The range was renamed out of embarrassment. For most of its history it was the Serra dos Martirios - the Martyrs Range - but in the 1960s the mountains harbored something the Brazilian military dictatorship preferred not to commemorate: the Guerrilha do Araguaia, an armed left-wing movement that hid among these escarpments until counterinsurgency operations crushed it in the mid-1970s. After the guerrilha ended, officials rebranded the range as Serra das Andorinhas, the Swallows Range, a gentler name for a place that had seen violent things. The old name never fully went away. Today, both are official, stacked together with a slash between them like a wound half-healed.
The oldest residents of this land left their marks on stone. The park holds more than 80 archaeological sites, 150 cave paintings, and over 5,000 rock engravings - some estimated at 8,300 years old. These pre-Columbian artists worked the escarpments of a landscape where the Amazon rainforest shades into cerrado, leaving a record of a culture that watched the same swallows and the same rivers that watch us back today.
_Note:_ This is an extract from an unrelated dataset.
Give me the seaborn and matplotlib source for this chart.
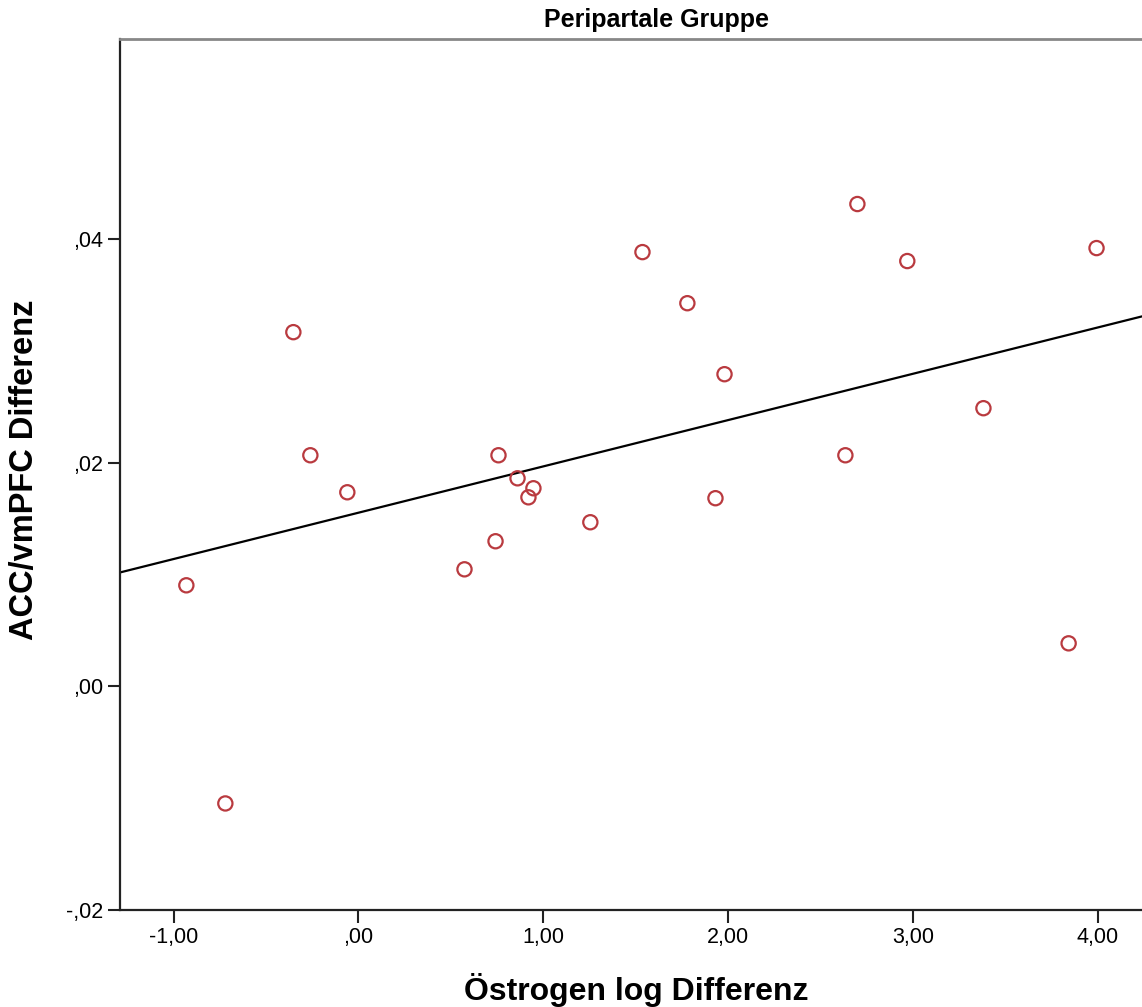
"""Peripartale Gruppe: ACC/vmPFC Differenz vs. Östrogen log Differenz"""

import numpy as np
import pandas as pd
import seaborn as sns
import matplotlib.pyplot as plt
from matplotlib.ticker import FuncFormatter

# values
oestrogen_log_diff = [-0.931, -0.720, -0.352, -0.260, -0.060,
                      0.574, 0.742, 0.758, 0.861, 0.920, 0.947,
                      1.255, 1.537, 1.780, 1.932, 1.981,
                      2.635, 2.700, 2.970, 3.382, 3.843, 3.994]
acc_vmpfc_diff = [0.00904, -0.01047, 0.03168, 0.02067, 0.01736,
                  0.01047, 0.01298, 0.02067, 0.01861, 0.01691, 0.01772,
                  0.01468, 0.03884, 0.03427, 0.01683, 0.02792,
                  0.02067, 0.04314, 0.03804, 0.02488, 0.00385, 0.03920]
x_ticks = [-1, 0, 1, 2, 3, 4]
y_ticks = [-0.02, 0.0, 0.02, 0.04]

xlabel = 'Östrogen log Differenz'
ylabel = 'ACC/vmPFC Differenz'
title = 'Peripartale Gruppe'


def spss_fmt(val, pos):
    """German SPSS style: comma decimal, no leading zero"""
    s = f"{val:.2f}"
    if s.startswith('0.'):
        s = s[1:]
    elif s.startswith('-0.'):
        s = '-' + s[2:]
    if s == '-.00':
        s = '.00'
    return s.replace('.', ',')


def main():
    sns.set_style('white')
    plt.rcParams['font.family'] = ['Liberation Sans', 'DejaVu Sans']
    plt.rcParams['text.color'] = 'black'

    df = pd.DataFrame({xlabel: oestrogen_log_diff, ylabel: acc_vmpfc_diff})

    fig = plt.figure(figsize=(11.42, 10.07), dpi=100)
    ax = fig.add_axes([120 / 1142, 97 / 1007, 1.0 - 120 / 1142, 871 / 1007])
    ax.set_xlim(-1.29, 4.24)
    ax.set_ylim(-0.02, 0.0579)

    sns.regplot(data=df, x=xlabel, y=ylabel, ax=ax, scatter=False, ci=None,
                truncate=False, color='black', line_kws={'linewidth': 1.6})
    sns.scatterplot(data=df, x=xlabel, y=ylabel, ax=ax, marker='o', s=105,
                    facecolors='none', edgecolor='#b93a3f', linewidth=1.6, zorder=3)

    ax.set_xlim(-1.29, 4.24)
    ax.set_ylim(-0.02, 0.0579)
    ax.set_xticks(x_ticks)
    ax.set_yticks(y_ticks)
    ax.xaxis.set_major_formatter(FuncFormatter(spss_fmt))
    ax.yaxis.set_major_formatter(FuncFormatter(spss_fmt))
    ax.tick_params(axis='both', direction='out', length=9, width=1.5,
                   color='#222222', labelsize=15.5, pad=3, labelcolor='black')
    ax.tick_params(axis='x', bottom=True)
    ax.tick_params(axis='y', left=True)

    for side in ['left', 'bottom']:
        ax.spines[side].set_color('#222222')
        ax.spines[side].set_linewidth(1.6)
    ax.spines['top'].set_color('#888888')
    ax.spines['top'].set_linewidth(2)
    ax.spines['right'].set_visible(False)

    ax.set_xlabel('')
    ax.set_ylabel('')
    fig.text(636 / 1142, 1 - 990 / 1007, xlabel, ha='center', va='center',
             fontsize=23, fontweight='bold', color='black')
    fig.text(25 / 1142, 1 - 470 / 1007, ylabel, ha='center', va='center',
             rotation=90, fontsize=23.5, fontweight='bold', color='black')
    fig.text(657 / 1142, 1 - 20 / 1007, title, ha='center', va='center',
             fontsize=18, fontweight='bold', color='black')

    plt.savefig('out.png', dpi=100)


if __name__ == '__main__':
    main()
Many of the caves are fragile. Fires have scorched them. Graffiti has defaced them. Religious gatherings have worn their surfaces. For decades, proposed dams threatened to flood them entirely - the Santa Isabel hydroelectric project was first studied in 1986, shelved, and then revived in 2000. What has survived has survived almost by accident, in a country still learning how to protect its deepest history.
Casa de Pedra sits in the northern part of the park, accessible only by a steep climb from the BR-153 highway about five kilometers to the west. Inside a large rock shelter, devotees have built a church to the Trinity. Every year between April and May, the Feast of the Divine Holy Spirit fills the cave for nine or ten days - a tradition with roots in old Portuguese folklore carried into the Amazon by settlers centuries ago. Since 1966, pilgrims have walked up to 30 kilometers to reach the Casa de Pedra, where they see, in the worn rock walls, images related to the divine dove of the Holy Spirit. Dozens of men, women, and children lodge in the caves and shelters for days at a time, praying and singing through the hours. The festival is an act of devotion - and also, inadvertently, a problem for the caves, which were never built for this much human presence.
Serra das Andorinhas contains a steep fault escarpment with drops that plunge 250 meters in places. The Araguaia River, which forms the park's southeastern and eastern border, also divides Para from Tocantins. Its waters run fast and very rocky, demanding experienced pilots for the two-to-three hour boat trips visitors can take along the buffer zone. The park itself covers 24,897 hectares in the municipality of Sao Geraldo do Araguaia and shelters over 500 herbaceous and shrub species, more than 150 tree species, 80 kinds of orchid, and 38 medicinal plants. The harpy eagle hunts here - one of the largest and most threatened raptors in the Americas. Roughly 532 animal species have been documented, some of them in danger of vanishing from Brazil entirely.
As recently as 2011, 83 families were still practicing subsistence farming inside the park, using slash-and-burn techniques, grazing cattle on the harpy eagle's hunting grounds. Illegal hunting has declined but not disappeared. The park's management balances the interests of these traditional users with the goal of conservation, a negotiation that has not always gone smoothly. Trails range from intermediate to difficult, climbing steep terrain toward viewpoints over the Araguaia and the Quarta Queda waterfall. From a gazebo high above the river, visitors can see the full sweep of the park - the cerrado fading into rainforest, the fault escarpment plunging to the water, the old guerrilla hideouts that became a state park in 1996. The swallows are still here. So are the martyrs, in a sense: the painted rocks, the walking pilgrims, the fighters the forest swallowed, all layered on a single stretch of ground.
Serra dos Martirios/Andorinhas State Park is centered at approximately 6.14 S, 48.53 W on the Para/Tocantins border. Terrain features a steep fault escarpment with 250 meter drops along the Araguaia River valley. Recommended viewing altitude 3,000 to 5,000 feet AGL to appreciate the escarpment and river course. The BR-153 highway runs about 5 kilometers west of the park boundary - a useful visual reference. Nearest airfields: Maraba Airport (SBMA) about 180 km northwest and Araguaina (SBAR) to the east. Transition zone between Amazon rainforest and cerrado - expect patchy cloud cover year-round and strong afternoon thunderstorms in wet season (October through April).